Single Dad John Seamons, vacationing with his two boys from Colorado, was just as enthusiastic — both for the opportunity for his 10 year-old and 14 year-old and the chance for some “grown up” time, confident that they were happily occupied. “When I heard about it, I signed up right away,” he said.

“It’s active and constructive, and that the kids get to interact with the pros is huge. They aren’t just watching them. They are hanging out with them.” There are counselors and instructors who make sure the kids drink enough water and apply sun screen, as well as the pros who offer tips — as White did, sometimes getting tips himself, he said, from local kids familiar with the contours of the park.

“This helps the kids to problem-solve ,” says local Constable Steve Myers, whose son Sean , 8, has joined the camp and is an avid skateboarder. Another plus: it provides an informal and safe setting for visiting kids to meet and get to know locals. “They get to understand and respect each other,” he says, “I enjoy watching them.”

And while the park seems dominated by boys, he adds that girls come too — to watch the boys as well as to skate.

If you get a “Splash Cayman Package”, two kids under 12 fly free on Cayman Air, eat free at island restaurants and get free admission to many island attractions including the skate park every afternoon at 3 p.m. (when locals say is the best time to come) Details on www.caymanislands.ky

Next door and also run by the skate park is a Surf Park that is one of only five in the world that simulates real surfing with 11 foot barrel waves (though they can be regulated for kids) and a kids playground with bouncy slides, castles and more. Cameron adds that his staff will customize a package for visiting families. “Just get in touch,” he says.

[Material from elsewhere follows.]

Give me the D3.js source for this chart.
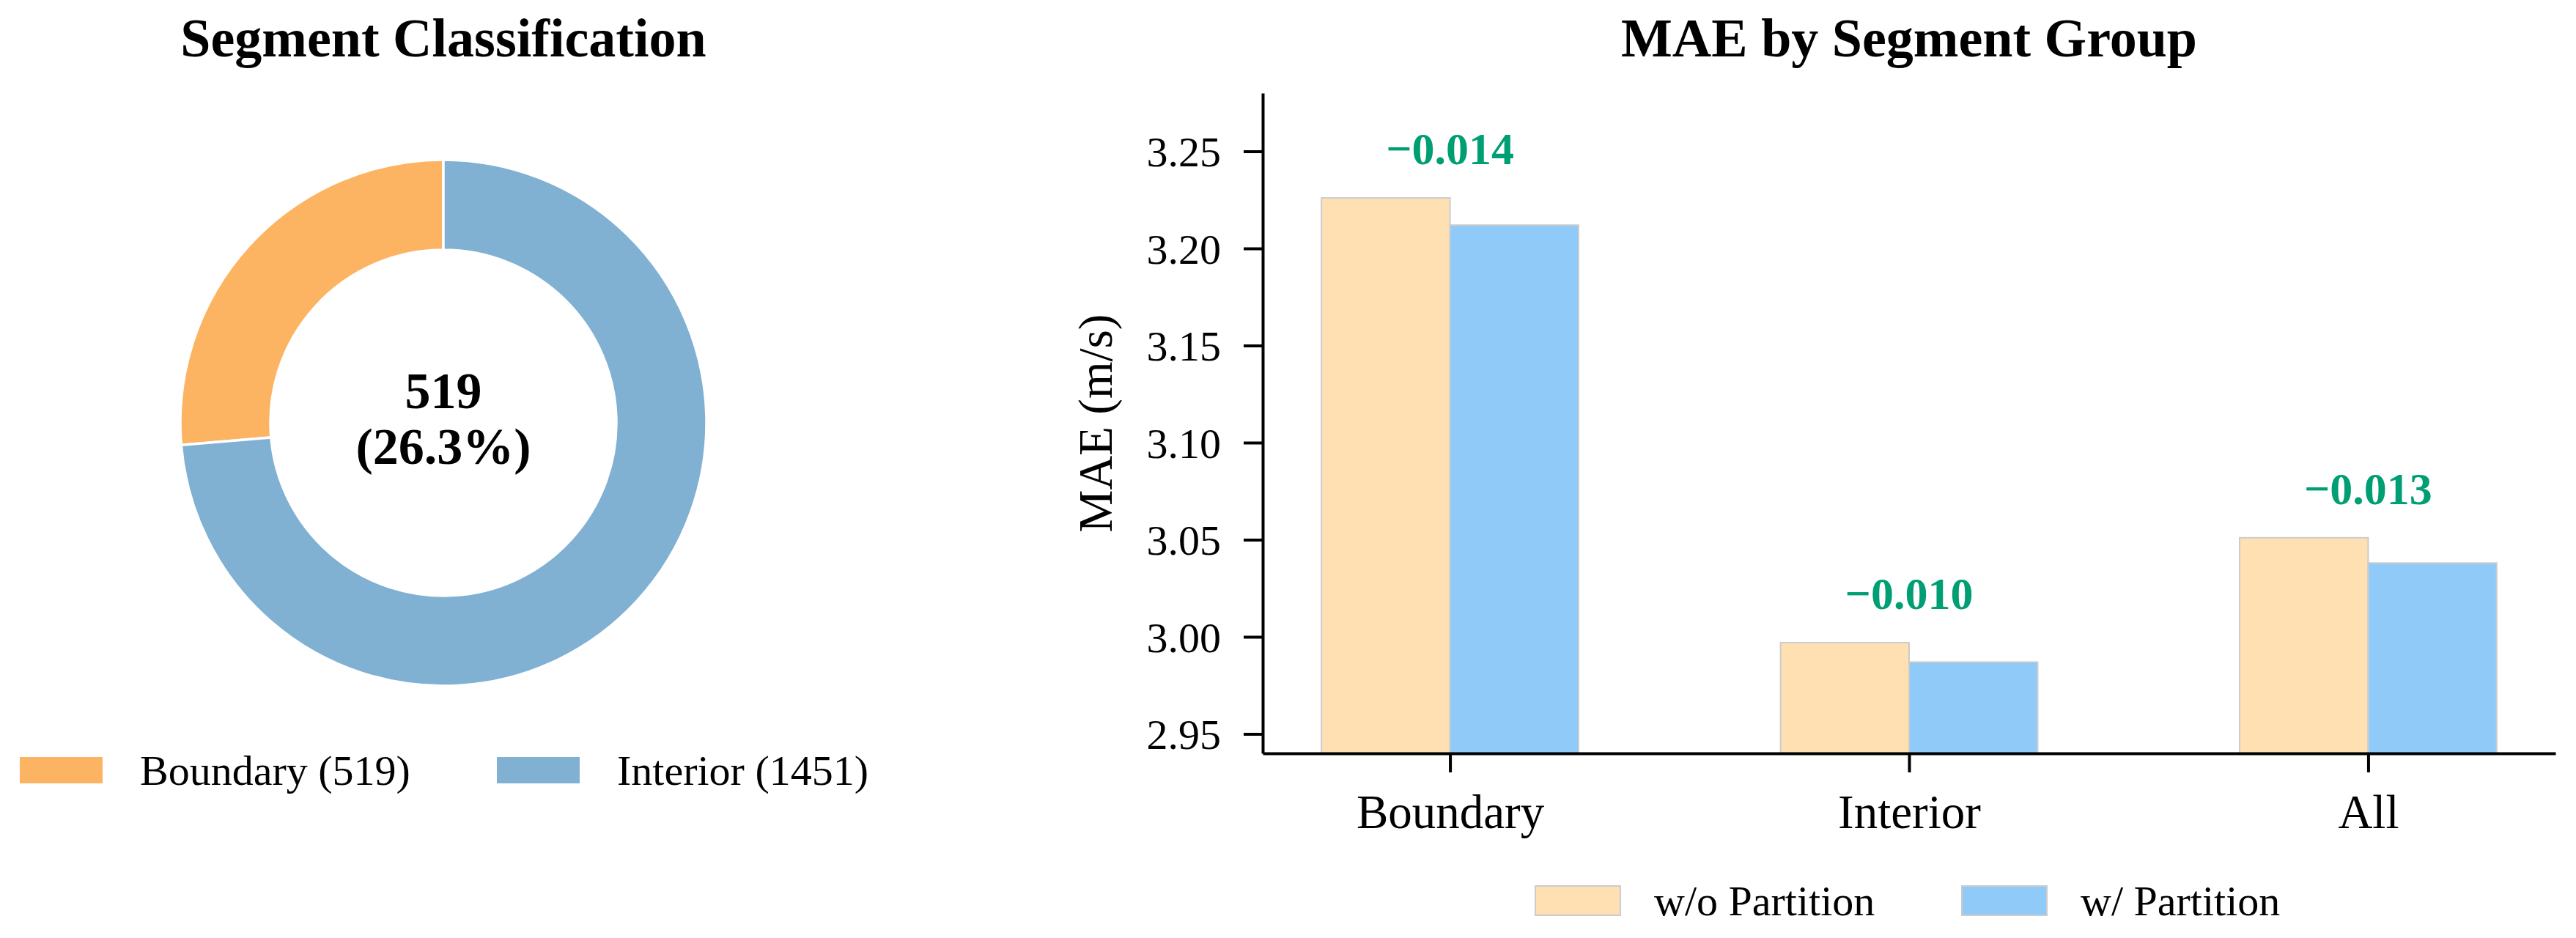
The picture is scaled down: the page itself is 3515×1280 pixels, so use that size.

Steven Clark, principal of the Heritage School, is here to see Shaun White with a group of 11-14 year olds. His two sons are fans of the park too — as is he. “Obviously the exercise is great and the idea that they can express themselves. We never imagined we’d have such an amazing facility. The guys love it and it gives them a place they really feel they belong.”

Despite the heat, the kids at the Skate Camp and the locals here in their school uniforms — bright yellow and blue polo shirts — have eyes only for white and his tricks as well as perfecting their own.

White, despite an aching knee, is generous with his time, answering the kids questions. He’s the first of many pro boarders who will be visiting this summer.

Was he ever injured, they want to know?

When he was 11, he tells them, he broke several bones and had to go to school on Picture Day with two casts and two black eyes. They thought that was hilarious.

When did he start? When he was six.

Does he get nervous? Not really but his mom Cathy who is standing by listening observes that she can’t stand to watch him compete for fear he’ll get hurt.

He shows them some of his tricks and offers tips to those working on perfecting their own. “I hope I’m a positive influence,” he said. “I had older pros who were really nice to me,” he explained, adding he’s glad for the opportunity to do the same. “It is a reward for me. This isn’t generally what I do,” he acknowledges.

The kids seem awestruck. “He does such good tricks and he doesn’t get scared or anything,” says John McDonald,10, who admits he gets “kinda scared,” when he tries a new trick.

“He’s really nice,” said Zion Coe, who is nine.

“It was cool meeting a professional skateboarder. You don’t see that every day,” opined 10 year-old Aliyha Nelson.

But then the pool beckons and White leaves. The kids at the skate park don’t miss a beat. There’s another trick to learn.